Goldman fined for lack of clearing supervision

Goldman Sachs has agreed to pay $7m to the US regulator for commodities trading after allegedly failing to properly supervise a broker-dealer which used the bank’s clearing platform for more than two years.

The Commodity Futures Trading Commission said on Tuesday that Goldman agreed to pay a $5.5m civil monetary penalty after it did not “diligently supervise” an account held by an unnamed broker-dealer. Goldman also returned $1.5m it collected in fees from the customer, after providing the broker-dealer with clearing services between May 2007 and the end of 2009.

Goldman resolved the claims without admitting or denying wrongdoing, the CFTC said. The settlement will come as a relief to Goldman after the New York-based bank said last year that the CFTC could charge it with civil fraud or aiding and abetting in relation to the case, sending its shares down.

Goldman shares jumped 5.8 per cent to to $123.78 on Tuesday.

Goldman disclosed in its first-quarter regulatory filing last year that the CFTC was investigating the role of its subsidiary, Goldman Sachs Execution and Clearing, as the clearing bank for a broker-dealer supervised by the Securities and Exchange Commission.

The broker-dealer “offered memberships to investors to trade commodities in subaccounts of the broker-dealer carried by GSEC”, the CFTC said in Tuesday’s statement.

But GSEC then “failed to diligently supervise the handling of these subaccounts when it did not investigate signs of questionable conduct by the broker-dealer”, the CFTC alleged.

The “questionable” activity includes the broker-dealer distributing a statement that “falsely purported to have been issued by a non-existent GSEC affiliate”, the CFTC said.

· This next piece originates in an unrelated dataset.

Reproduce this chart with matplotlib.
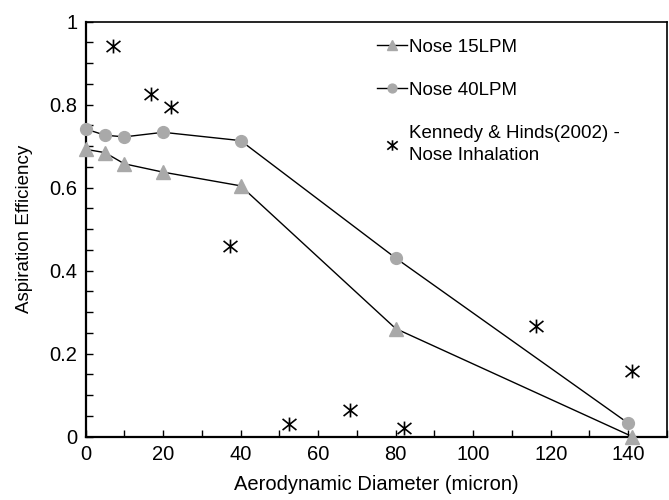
import matplotlib
matplotlib.use("Agg")
import matplotlib.pyplot as plt
from matplotlib.ticker import MultipleLocator
from matplotlib.path import Path

plt.rcParams["font.family"] = ["Liberation Sans", "DejaVu Sans"]

# data
diam = [0, 5, 10, 20, 40, 80, 141]
nose15 = [0.692, 0.684, 0.657, 0.637, 0.604, 0.260, 0.0]
diam40 = [0, 5, 10, 20, 40, 80, 140]
nose40 = [0.741, 0.726, 0.722, 0.733, 0.713, 0.430, 0.032]
kh_x = [7.0, 16.9, 22.1, 37.3, 52.4, 68.1, 82.2, 116.3, 141.0]
kh_y = [0.941, 0.826, 0.794, 0.458, 0.031, 0.064, 0.020, 0.267, 0.159]

# x with a vertical bar, like the reference symbol
star = Path([(0, -1), (0, 1), (-1, -0.8), (1, 0.8), (-1, 0.8), (1, -0.8)],
            [Path.MOVETO, Path.LINETO] * 3)

fig = plt.figure(figsize=(6.69, 5.0), dpi=100)
ax = fig.add_axes([0.128, 0.127, 0.869, 0.830])

gray = "#a9a9a9"
ax.plot(diam, nose15, "-", color="black", lw=1.0, marker="^", ms=9.5,
        mfc=gray, mec=gray, label="Nose 15LPM", clip_on=False, zorder=3)
ax.plot(diam40, nose40, "-", color="black", lw=1.0, marker="o", ms=8.5,
        mfc=gray, mec=gray, label="Nose 40LPM", clip_on=False, zorder=3)
ax.plot(kh_x, kh_y, ls="none", marker=star, ms=10, mec="black",
        mew=1.2, color="black",
        label="Kennedy & Hinds(2002) -\nNose Inhalation", zorder=3)

ax.set_xlim(0, 150)
ax.set_ylim(0, 1)
ax.xaxis.set_minor_locator(MultipleLocator(10))
ax.yaxis.set_minor_locator(MultipleLocator(0.05))
ax.set_xticks([0, 20, 40, 60, 80, 100, 120, 140])
ax.set_xticklabels(["0", "20", "40", "60", "80", "100", "120", "140"])
ax.set_yticks([0, 0.2, 0.4, 0.6, 0.8, 1.0])
ax.set_yticklabels(["0", "0.2", "0.4", "0.6", "0.8", "1"])
ax.tick_params(which="both", direction="in", labelsize=14.5, width=1.0)
ax.tick_params(which="major", length=5, pad=6)
ax.tick_params(which="minor", length=5)
ax.tick_params(axis="x", which="both", top=False)
ax.tick_params(axis="y", which="both", right=False)
for s in ax.spines.values():
    s.set_linewidth(1.2)
ax.spines["bottom"].set_linewidth(1.6)
ax.spines["left"].set_linewidth(1.6)

ax.set_xlabel("Aerodynamic Diameter (micron)", fontsize=14.5, labelpad=8)
ax.set_ylabel("Aspiration Efficiency", fontsize=13.5, labelpad=12)

leg = ax.legend(loc="upper left", bbox_to_anchor=(0.473, 1.0), frameon=False,
                fontsize=13.5, handlelength=1.6, handletextpad=0.1,
                labelspacing=1.4, markerscale=0.75)
for t in leg.get_texts():
    t.set_linespacing(1.4)

fig.savefig("out.png", dpi=100)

GSEC told the broker-dealer that the statement distorted the unnamed firm’s performance but then “simply” told the broker-dealer not to issue such statements, the CFTC said.

In December 2009, the broker-dealer gave Goldman a draft statement showing it had carried a $6.8m capital hole on its balance sheet since October that year.

“When registrants become aware of questionable activity, they must not simply rely on assurances from interested parties and their representatives, but instead must diligently investigate,” said the CFTC ‘s David Meister. “As this case indicates, the commission will hold registrants accountable if they fail in this regard.”

Goldman Sachs declined to comment.

Separately, the bank also confirmed on Tuesday that it had hired Jake Siewert, the former US Treasury department aide, to replace its outgoing public relations head Lucas van Praag.